- MATERIAL -

━━━━━━━━━━

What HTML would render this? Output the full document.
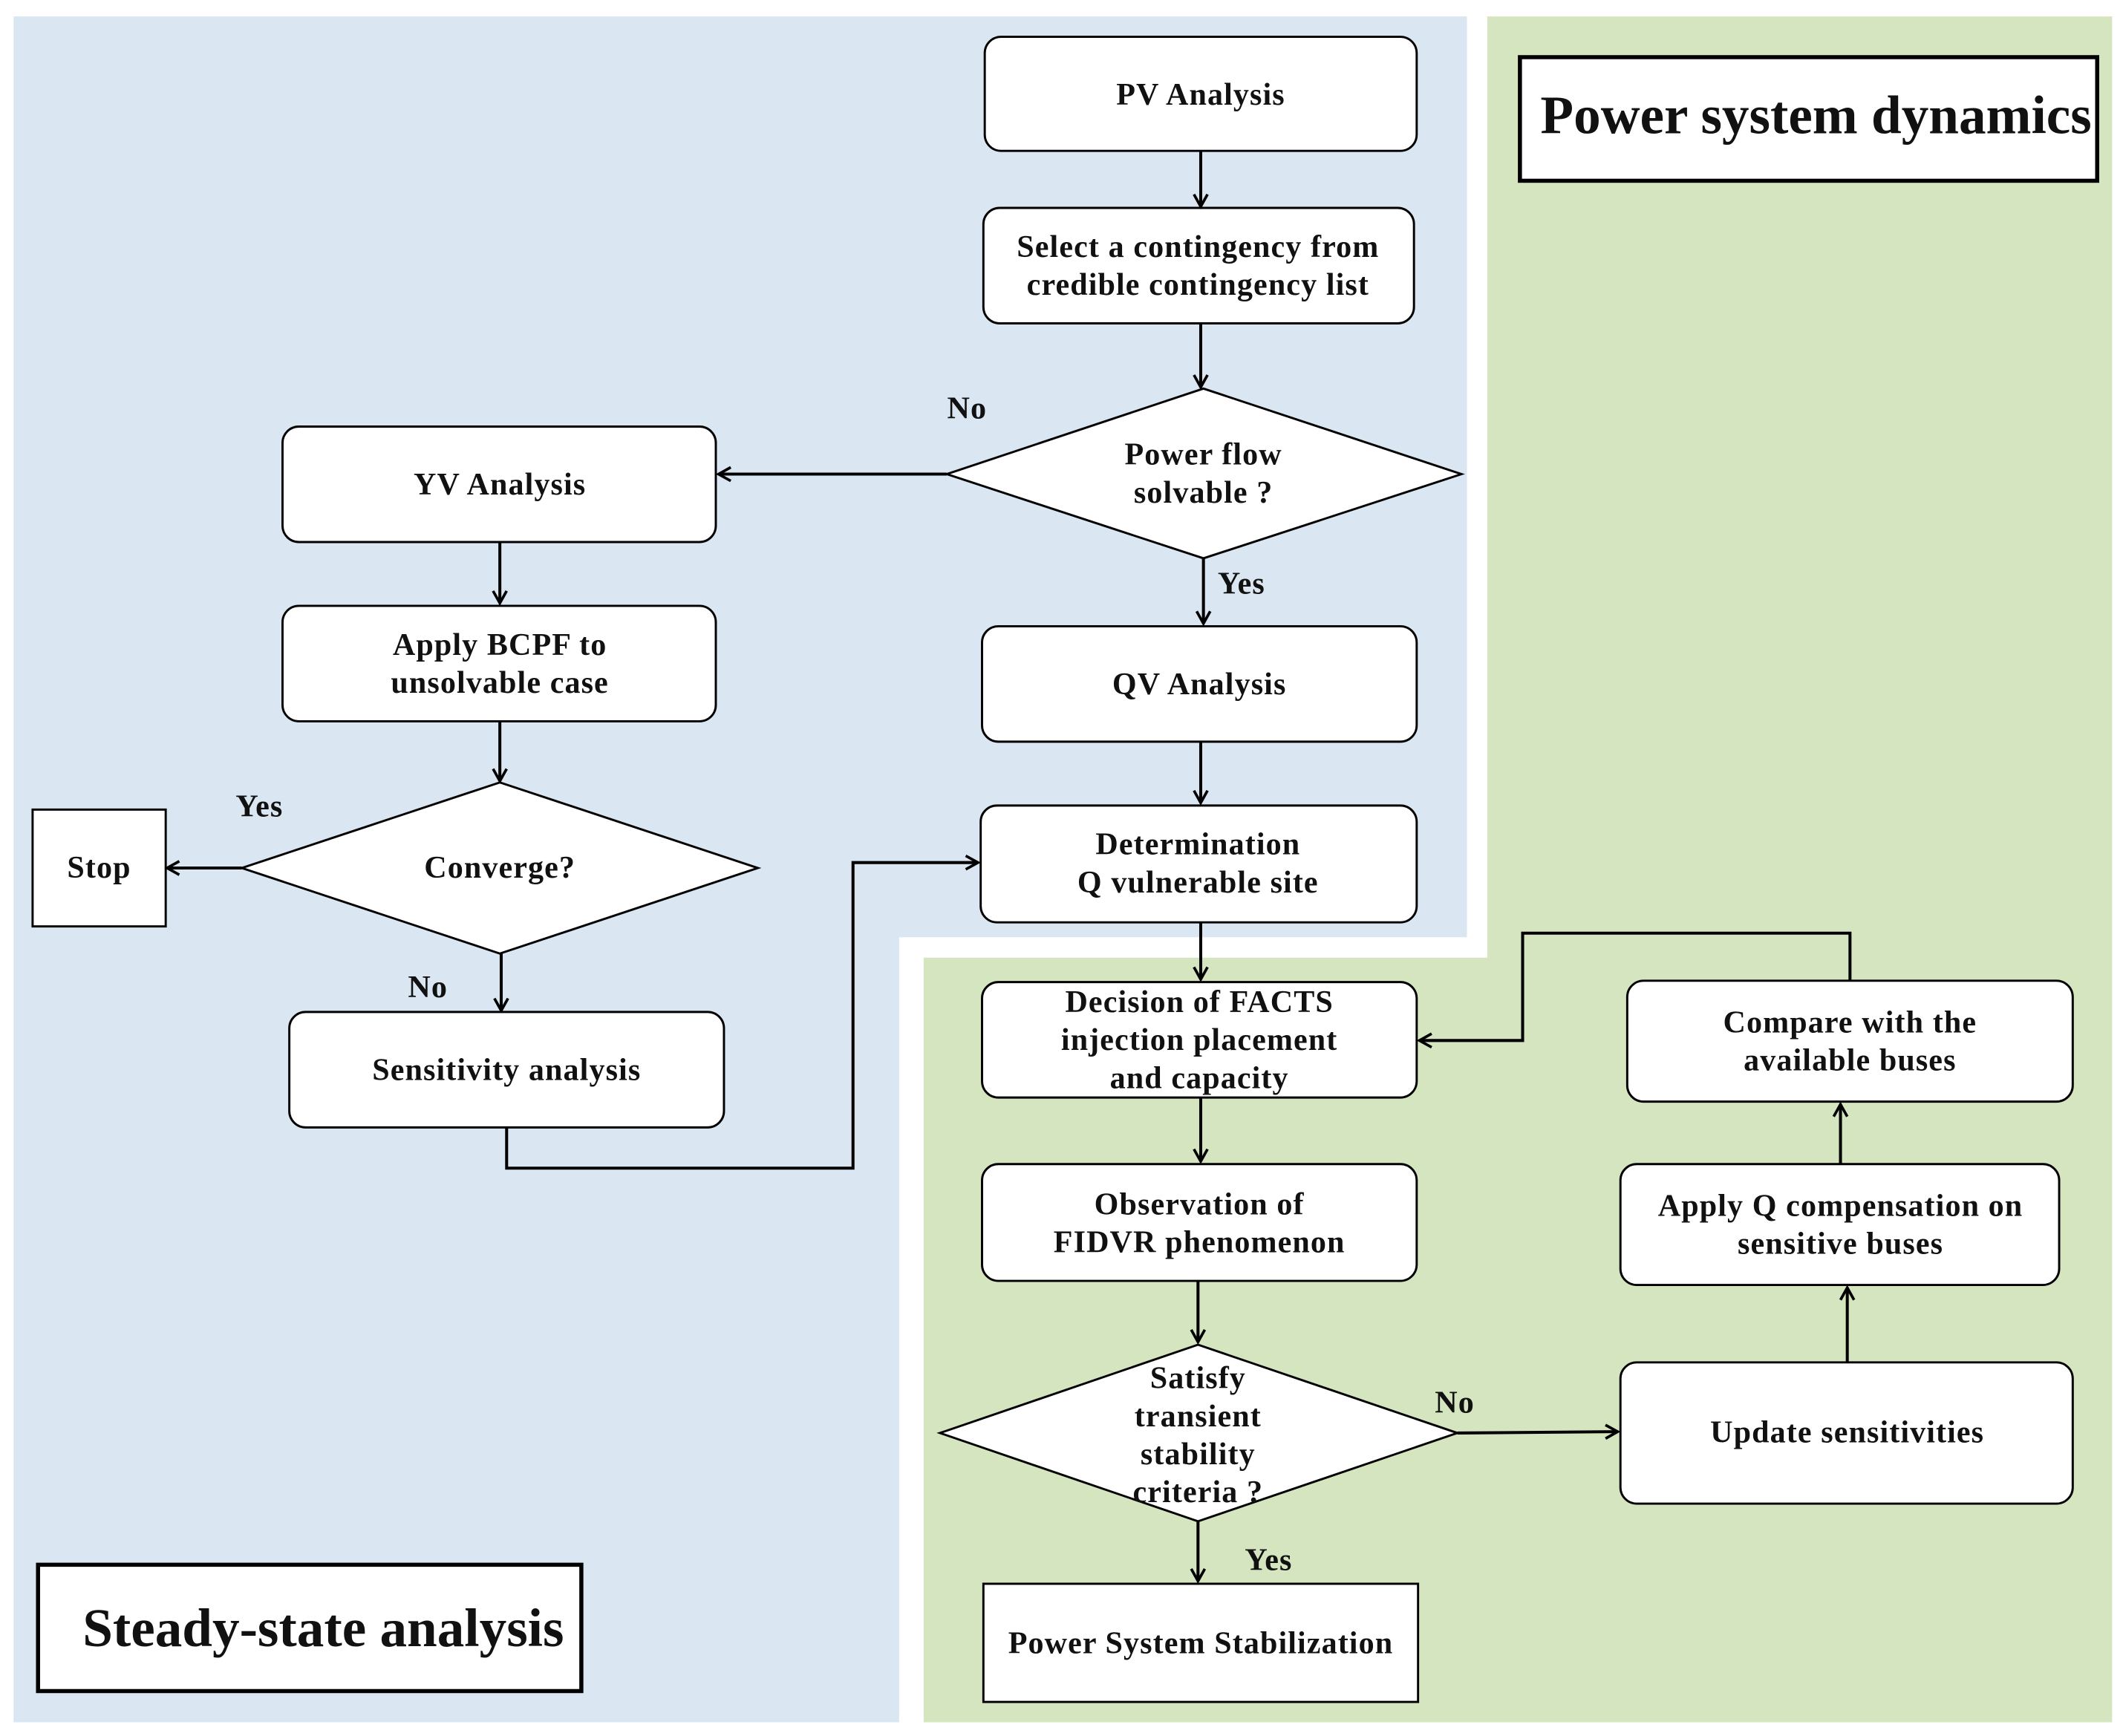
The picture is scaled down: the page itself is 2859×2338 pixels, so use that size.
<!DOCTYPE html>
<html><head><meta charset="utf-8"><style>
html,body{margin:0;padding:0;background:#fff;}
svg{display:block;}
text{font-family:"Liberation Serif",serif;font-weight:bold;fill:#111;}
</style></head><body>
<svg width="2859" height="2338" viewBox="0 0 1563 1278" xmlns="http://www.w3.org/2000/svg">
<defs>
<marker id="a" markerWidth="12" markerHeight="12" refX="10" refY="6" orient="auto" markerUnits="userSpaceOnUse">
<path d="M1,1 L10,6 L1,11" fill="none" stroke="#000" stroke-width="2"/>
</marker>
</defs>
<rect width="1563" height="1278" fill="#fff"/>
<polygon points="10,12 1080,12 1080,690 662,690 662,1268 10,1268" fill="#dae6f2"/>
<polygon points="1095,12 1555,12 1555,1268 680,1268 680,705 1095,705" fill="#d5e5bf"/>

<g fill="#fff" stroke="#000" stroke-width="1.6">
<rect x="725" y="27" width="318" height="84" rx="12"/>
<rect x="724" y="153" width="317" height="85" rx="12"/>
<polygon points="697,349 886,286 1076,349 886,411"/>
<rect x="208" y="314" width="319" height="85" rx="12"/>
<rect x="208" y="446" width="319" height="85" rx="12"/>
<polygon points="178,639 368,576 558,639 368,702"/>
<rect x="24" y="596" width="98" height="86"/>
<rect x="213" y="745" width="320" height="85" rx="12"/>
<rect x="723" y="461" width="320" height="85" rx="12"/>
<rect x="722" y="593" width="321" height="86" rx="12"/>
<rect x="723" y="723" width="320" height="85" rx="12"/>
<rect x="723" y="857" width="320" height="86" rx="12"/>
<polygon points="692,1055 882,990 1073,1055 882,1120"/>
<rect x="724" y="1166" width="320" height="87"/>
<rect x="1193" y="1003" width="333" height="104" rx="12"/>
<rect x="1193" y="857" width="323" height="89" rx="12"/>
<rect x="1198" y="722" width="328" height="89" rx="12"/>
</g>
<rect x="1119" y="42" width="425" height="91" fill="#fff" stroke="#000" stroke-width="3"/>
<rect x="28" y="1152" width="400" height="93" fill="#fff" stroke="#000" stroke-width="3"/>

<g fill="none" stroke="#000" stroke-width="2.2" marker-end="url(#a)">
<line x1="884" y1="111" x2="884" y2="152"/>
<line x1="884" y1="238" x2="884" y2="285"/>
<line x1="697" y1="349" x2="529" y2="349"/>
<line x1="886" y1="411" x2="886" y2="459"/>
<line x1="368" y1="399" x2="368" y2="444"/>
<line x1="368" y1="531" x2="368" y2="575"/>
<line x1="178" y1="639" x2="123" y2="639"/>
<line x1="369" y1="702" x2="369" y2="744"/>
<polyline points="373,830 373,860 628,860 628,635 720,635"/>
<line x1="884" y1="546" x2="884" y2="591"/>
<line x1="884" y1="679" x2="884" y2="721"/>
<line x1="884" y1="808" x2="884" y2="855"/>
<line x1="882" y1="943" x2="882" y2="988"/>
<line x1="882" y1="1120" x2="882" y2="1164"/>
<line x1="1073" y1="1055" x2="1191" y2="1054"/>
<line x1="1360" y1="1003" x2="1360" y2="948"/>
<line x1="1355" y1="857" x2="1355" y2="813"/>
<polyline points="1362,722 1362,687 1121,687 1121,766 1045,766"/>
</g>

<g font-size="23" text-anchor="middle" letter-spacing="0.6">
<text x="884" y="77">PV Analysis</text>
<text x="882" y="189">Select a contingency from</text>
<text x="882" y="217">credible contingency list</text>
<text x="886" y="342">Power flow</text>
<text x="886" y="370">solvable ?</text>
<text x="368" y="364">YV Analysis</text>
<text x="368" y="482">Apply  BCPF to</text>
<text x="368" y="510">unsolvable case</text>
<text x="368" y="646">Converge?</text>
<text x="73" y="646">Stop</text>
<text x="373" y="795">Sensitivity analysis</text>
<text x="883" y="511">QV Analysis</text>
<text x="882" y="629">Determination</text>
<text x="882" y="657">Q vulnerable site</text>
<text x="883" y="745">Decision of FACTS</text>
<text x="883" y="773">injection placement</text>
<text x="883" y="801">and capacity</text>
<text x="883" y="894">Observation of</text>
<text x="883" y="922">FIDVR phenomenon</text>
<text x="882" y="1022">Satisfy</text>
<text x="882" y="1050">transient</text>
<text x="882" y="1078">stability</text>
<text x="882" y="1106">criteria ?</text>
<text x="884" y="1217">Power System Stabilization</text>
<text x="1360" y="1062">Update sensitivities</text>
<text x="1355" y="895">Apply Q compensation on</text>
<text x="1355" y="923">sensitive buses</text>
<text x="1362" y="760">Compare with the</text>
<text x="1362" y="788">available buses</text>
<text x="712" y="308">No</text>
<text x="914" y="437">Yes</text>
<text x="191" y="601">Yes</text>
<text x="315" y="734">No</text>
<text x="1071" y="1040">No</text>
<text x="934" y="1156">Yes</text>
</g>
<text x="1337" y="98" font-size="40" text-anchor="middle">Power system dynamics</text>
<text x="238" y="1212" font-size="40" text-anchor="middle">Steady-state analysis</text>
</svg>
</body></html>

━━━━━━━━━━

- EXERCISE DETAILS -
Repeat, word for word and with no pictures, only the lines running from the beginning of the data to the line that contains "1555,12 1555,1268 680,1268".

- SOLUTION -
What HTML would render this? Output the full document.
The picture is scaled down: the page itself is 2859×2338 pixels, so use that size.
<!DOCTYPE html>
<html><head><meta charset="utf-8"><style>
html,body{margin:0;padding:0;background:#fff;}
svg{display:block;}
text{font-family:"Liberation Serif",serif;font-weight:bold;fill:#111;}
</style></head><body>
<svg width="2859" height="2338" viewBox="0 0 1563 1278" xmlns="http://www.w3.org/2000/svg">
<defs>
<marker id="a" markerWidth="12" markerHeight="12" refX="10" refY="6" orient="auto" markerUnits="userSpaceOnUse">
<path d="M1,1 L10,6 L1,11" fill="none" stroke="#000" stroke-width="2"/>
</marker>
</defs>
<rect width="1563" height="1278" fill="#fff"/>
<polygon points="10,12 1080,12 1080,690 662,690 662,1268 10,1268" fill="#dae6f2"/>
<polygon points="1095,12 1555,12 1555,1268 680,1268 680,705 1095,705" fill="#d5e5bf"/>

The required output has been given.